At Trutuf Pipes, temperature control isn't something that gets checked occasionally. It's tracked continuously during production. The extruders are calibrated regularly, and each production run is monitored to catch any drift before it affects the batch.

The team also pays attention to raw material consistency. PVC compound from different suppliers can behave differently under the same temperature settings. Adjustments are made accordingly rather than running the same parameters regardless of incoming material.

The result is a pipe that meets its rated pressure and tensile strength — not just on paper, but in actual field conditions. That's what matters when a contractor is running a water supply line under a road or an irrigation system across a large farm plot.

Trutuf's focus has always been the same: build something that performs when it's actually being used, not just when it's being tested.

Conclusion

Temperature inconsistency during extrusion is one of the more underappreciated causes of PVC pipe failure. It doesn't show on the surface, it doesn't always show on pressure tests done right after production, but it does show up in the field — usually at the worst possible time.

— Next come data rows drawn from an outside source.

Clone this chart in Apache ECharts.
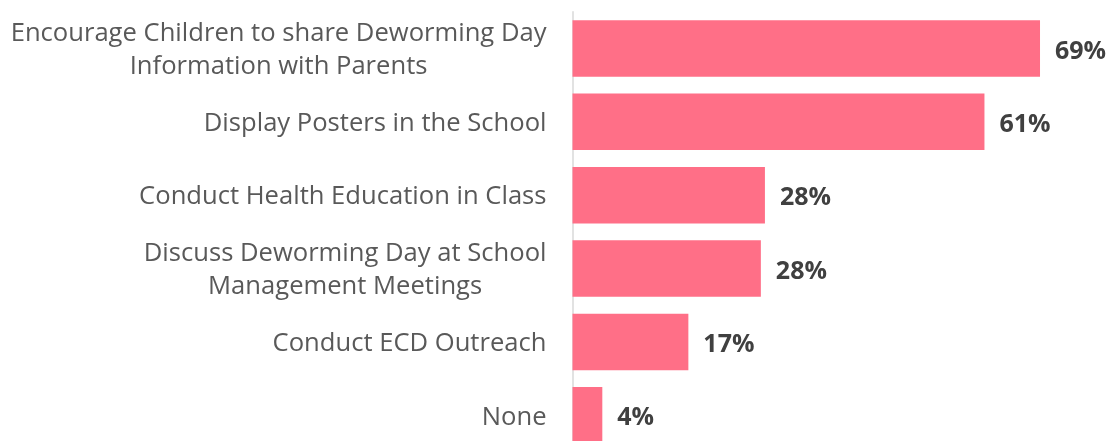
<!DOCTYPE html>
<html>
<head>
<meta charset="utf-8">
<script src="https://cdn.jsdelivr.net/npm/echarts@6/dist/echarts.min.js"></script>
<style>
html,body{margin:0;padding:0;background:#fff;overflow:hidden;}
#chart{width:1108px;height:452px;}
</style>
</head>
<body>
<div id="chart"></div>
<script>
const categories = [
  "Encourage Children to share Deworming Day\nInformation with Parents",
  "Display Posters in the School",
  "Conduct Health Education in Class",
  "Discuss Deworming Day at School\nManagement Meetings",
  "Conduct ECD Outreach",
  "None"
];
const values = [69.0, 60.8, 28.4, 27.8, 17.1, 4.4];

const chart = echarts.init(document.getElementById('chart'), null, {renderer: 'canvas'});
chart.setOption({
  animation: false,
  backgroundColor: '#ffffff',
  grid: {left: 572.5, right: 7, top: 11.7, bottom: 0, containLabel: false},
  xAxis: {
    type: 'value', min: 0, max: 78,
    show: false,
    splitLine: {show: false}
  },
  yAxis: {
    type: 'category',
    inverse: true,
    data: categories,
    axisLine: {show: true, lineStyle: {color: '#d9d9d9', width: 1.5}},
    axisTick: {show: false},
    axisLabel: {
      margin: 26,
      padding: [4, 0, 0, 0],
      formatter: function (v) {
        return v.split('\n').map(function (l) { return '{c|' + l + '}'; }).join('\n');
      },
      rich: {
        c: {align: 'center', fontFamily: 'Open Sans', fontSize: 25.6, color: '#595959', lineHeight: 33}
      }
    }
  },
  series: [{
    type: 'bar',
    data: values,
    barCategoryGap: '23%',
    itemStyle: {color: '#FF6F87'},
    label: {
      show: true, position: 'right', distance: 15, offset: [0, 3],
      formatter: function (p) { return Math.round(p.value) + '%'; },
      fontFamily: 'Open Sans', fontWeight: 'bold', fontSize: 25, color: '#404040'
    }
  }]
});
</script>
</body>
</html>
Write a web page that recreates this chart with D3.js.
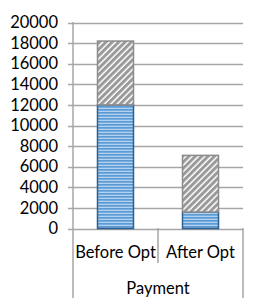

For anyone buying PVC pipes in Rajasthan, it's worth asking not just about material grade but about how the manufacturing process is controlled. The strength of a pipe isn't just what goes into it — it's also how carefully it was made.

Trutuf Pipes stands behind its process and its product. If you're looking for pipes that hold up under real-world pressure, that's where the conversation should start.

FAQs

What is the ideal extrusion temperature for PVC pipes? Most PVC compounds extrude well between 170°C and 200°C. The exact range depends on the formulation and additives used. Going above or below this window affects the pipe's final strength and durability.

Can I tell if a PVC pipe was made with inconsistent temperatures just by looking at it? Usually not. Pipes with internal thermal damage often look normal on the outside. The problems appear later, under pressure or heat, in the form of cracks, leaks, or brittleness.

Does extrusion temperature affect pipe pressure ratings? Yes. A pipe extruded outside the correct temperature range may not achieve its rated burst pressure or long-term pressure resistance, even if it carries the correct markings.

Why does PVC pipe manufacturing in Bhilwara vary so much in quality? Bhilwara has manufacturers at different levels of equipment investment and process control. Some facilities use modern, well-calibrated equipment with continuous monitoring. Others rely on older machines or manual checks, which increases the risk of temperature inconsistencies.

How does Trutuf Pipes ensure temperature consistency during production? Trutuf uses continuously monitored extrusion lines, regularly calibrated equipment, and adjusts parameters based on incoming raw material batches. Each production run is tracked to catch any deviation before it affects the finished pipe.